A comissão havia recomendado a criação de um tribunal centralizado - de responsabilidade do Vaticano -, que julgaria bispos e cardeais suspeitos de encobrir o abuso sexual clerical. O Papa concordou com essa recomendação na época.

Por que então, ela perguntou a ele em Dublin, ele não o implementou?

Collins ficaria amargamente desapontada com a eventual resposta dele, dita no avião para Roma, quando Francisco a acusou de estar "obcecada" com a ideia e que não funcionaria com padrões diferentes em Igrejas diferentes. (Nota de IHU On-Line: Ver o artigo de Marie Collins publicado aqui)

O Padre McCafferty foi o penúltimo a falar. Ele lembrou ao Papa que havia dito à sua congregação em Belfast, apenas algumas semanas antes, que ele não deveria ir à Irlanda. Em vez disso, deveria ficar em Roma e lidar com os escândalos de abuso.
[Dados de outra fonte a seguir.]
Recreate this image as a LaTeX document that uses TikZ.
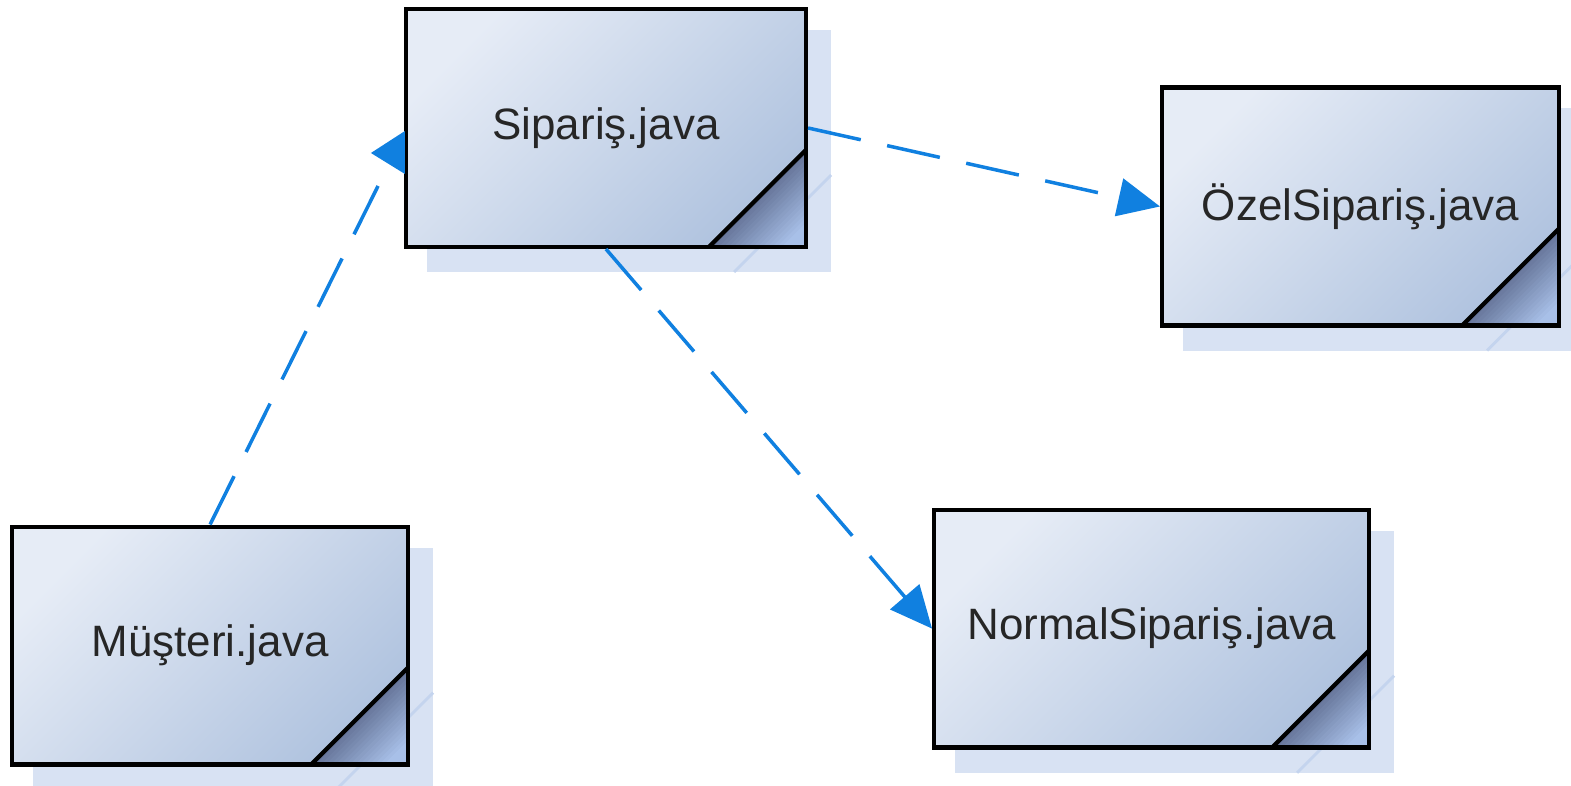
\documentclass[tikz,border=0pt]{standalone}
\usepackage{fontspec}
\setmainfont{Liberation Sans}
\usetikzlibrary{positioning, arrows.meta, backgrounds}

\definecolor{boxlight}{RGB}{230,236,246}
\definecolor{boxdark}{RGB}{176,195,223}
\definecolor{foldlight}{RGB}{168,192,232}
\definecolor{folddark}{RGB}{96,110,146}
\definecolor{shadowblue}{RGB}{216,226,243}
\definecolor{shadowline}{RGB}{196,212,238}
\definecolor{depblue}{RGB}{16,128,224}

\begin{document}
\begin{tikzpicture}[
            x = 0.02cm, y = -0.02cm, % one unit = one pixel of the sketch
            > = {Triangle[length=0.84cm, width=0.76cm]}, % arrow head style
            semithick % line style
        ]

        \tikzstyle{javafile}=[
        draw = black,
        line width = 2.4pt,
        rectangle,
        minimum height = 4.76cm,
        top color = boxlight, bottom color = boxdark, shading angle = 45,
        text = black!85,
        font = \fontsize{25}{30}\selectfont,
        path picture = {
            % folded corner, lighter towards the tip
            \foreach \k in {0,...,19} {
                \pgfmathsetmacro\fs{1.94*(1-\k/20)}
                \pgfmathtruncatemacro\pc{min(100,\k*6+10)}
                \fill[foldlight!\pc!folddark]
                    ([xshift=-\fs cm]path picture bounding box.south east)
                    -- (path picture bounding box.south east)
                    -- ([yshift=\fs cm]path picture bounding box.south east) -- cycle;
            }
            \draw[line width = 2.4pt]
                ([xshift=-1.94cm]path picture bounding box.south east)
                -- ([yshift=1.94cm]path picture bounding box.south east);
        }
        ]
        \tikzstyle{dep}=[
        draw = depblue,
        line width = 2pt,
        dash pattern = on 1.08cm off 0.54cm
        ]

        \useasboundingbox (0,0) rectangle (1571,786);

        \node (sip) [javafile, minimum width = 8cm] at (606,128) {Sipariş.java};
        \node (ozel) [javafile, minimum width = 7.94cm, right = 7.04cm of sip, yshift = -1.57cm] {ÖzelSipariş.java};
        \node (norm) [javafile, minimum width = 8.7cm, below = 3.6cm of ozel, xshift = -4.18cm] {NormalSipariş.java};
        \node (mus) [javafile, minimum width = 7.92cm, left = 10.44cm of norm, yshift = -0.34cm] {Müşteri.java};

        % shadows behind the files
        \begin{scope}[on background layer]
            \foreach \n in {sip, ozel, norm, mus} {
                \fill[shadowblue] ([shift={(23,23)}]\n.north west) rectangle ([shift={(23,23)}]\n.south east);
                \draw[shadowline, line width = 1.6pt] ([shift={(-74,23)}]\n.south east) -- ([shift={(23,-74)}]\n.south east);
            }
        \end{scope}

        \coordinate (sipin) at ([shift={(-14,34)}]sip.west);
        \coordinate (siptip) at ([shift={(-33,25)}]sip.west);

        \draw[dep] (mus.north) -- (sipin);
        \fill[depblue] (siptip) -- ++(34,-22) -- ++(0,43) -- cycle;
        \draw[dep, ->] (sip.east) -- (ozel.west);
        \draw[dep, ->] (sip.south) -- (norm.west);
    \end{tikzpicture}
\end{document}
“O Papa sorriu quando eu falei isso, o que aliviou um pouco a atmosfera. De todo modo, ele relatou que a reunião foi ‘altamente estressante e intensa. Não foi moleza’”, disse o Padre McCafferty.

O Pe. McCafferty expressou brevemente a sua opinião ao papa: “Aqueles que estão no mais alto nível da Igreja, que encobrem e lidam de forma incompetente com essas alegações de abuso, devem enfrentar penalidades. Ninguém deve ser isentado da demissão do estado clerical - que é a penalidade máxima”.